First, I figured I'd try to measure the capacitance. Since my LCR meter isn't specified for enormous capacitors like these, I had to get creative with my test equipment.
Taking basic physics into account, we have that capacitance is proportional to the stored charge per volt across the capacitor:
$$ C=\frac{q}{V} $$
where the accumulated charge in the capacitor is the integral of the current through the capacitor:
$$ \int i(t)dt=q$$
Using a current source to charge the capacitor we can simplify the calculations, using only delta measurements of the charge and voltage across the capacitor.
$$ C=\frac{\Delta q}{\Delta V}=\frac{i\Delta t}{\Delta V} $$
With my Advantest R6144 current source I can then charge the capacitor at a set current and simply measure the voltage across the capacitor using my Tektronix DMM4050 in the trendplot mode.
However, this is where I start to see some rather large numbers. It's possible the capacitor really is ~2200 farads, but that seems a bit high. Admittedly, the capacitor is quite large at ~5.5" long by ~1" radius.

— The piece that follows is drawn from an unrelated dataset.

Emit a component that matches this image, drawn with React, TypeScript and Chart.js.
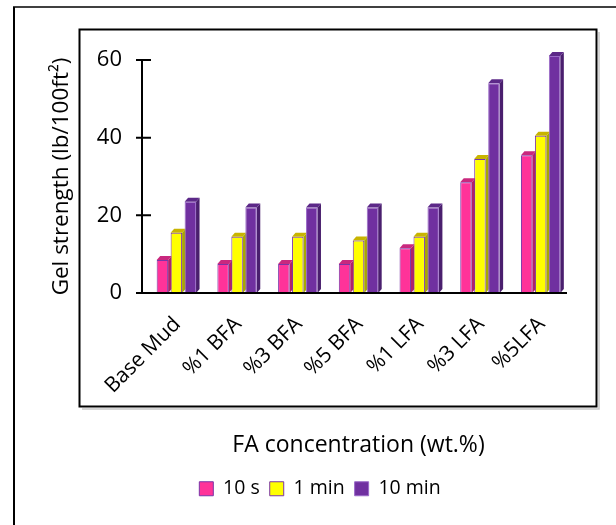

And now some questions for the fine folks of Electrical Engineering Stack Exchange: Is this method a viable means to measure super capacitors? Or is there a more suitable method that I can apply to measure them? Also, does the capacitance of super/ultra capacitors significantly change vs. voltage of the capacitor? E.g., are these measured results predictive/indicative for higher charge voltages. I would reckon the capacitance should fluctuate some, but I doubt its that much. Probably at worst it's a few hundred farads, but I'm no expert on the matter.
Also, and somewhat more importantly, how would I find the maximum charge voltage without destroying the capacitor? Would a constant current charge of say 100uA over a few weeks till the voltage reaches some sort of equilibrium with self discharge work. Then back off a couple hundred milivolts and call that the max charge voltage. Or will it just reach a tripping point and self-destruct while spraying electrolyte all over my lab?
Finally, how do you determine the polarity orientation of the capacitors? These are not marked in any way, and both terminals are identical. I cast my bet with the residual voltage stored in the capacitor. I assume the dielectric absorption/memory effect from previous charging knows the correct direction…
At any rate, it's sort of fun to try and determine the characteristics of these capacitors. But it's still a touch aggravating that there are no useful markings on them, like polarity orientation, manufacturer, ect.
Best Answer
This is Maxwell's process for measuring C from their test spec.
\$C=C_{dcd}=\dfrac{I_5*(t_5-t_4)}{V_5-V_4}\$ The Capacitance is charged and discharged at rated current but measured by the rated from Urated to 50% Urated.
Note that the voltage sags towards the previous voltage due to an additional RC time constant in parallel. (i.e. memory effect) Here it is show to be around 5% of full scale of 10% for a half voltage discharge. This memory effect indicates another "double layer electric effect" capacitance between 5% and 10% of C.
What this means is like in batteries, if you charge and discharge much slower ( at least 10x slower) then the storage capacity increases 5~10%, similar to the best low ESR Li-ion batteries , which are advertised as having no memory effects ( relative to NiCad.)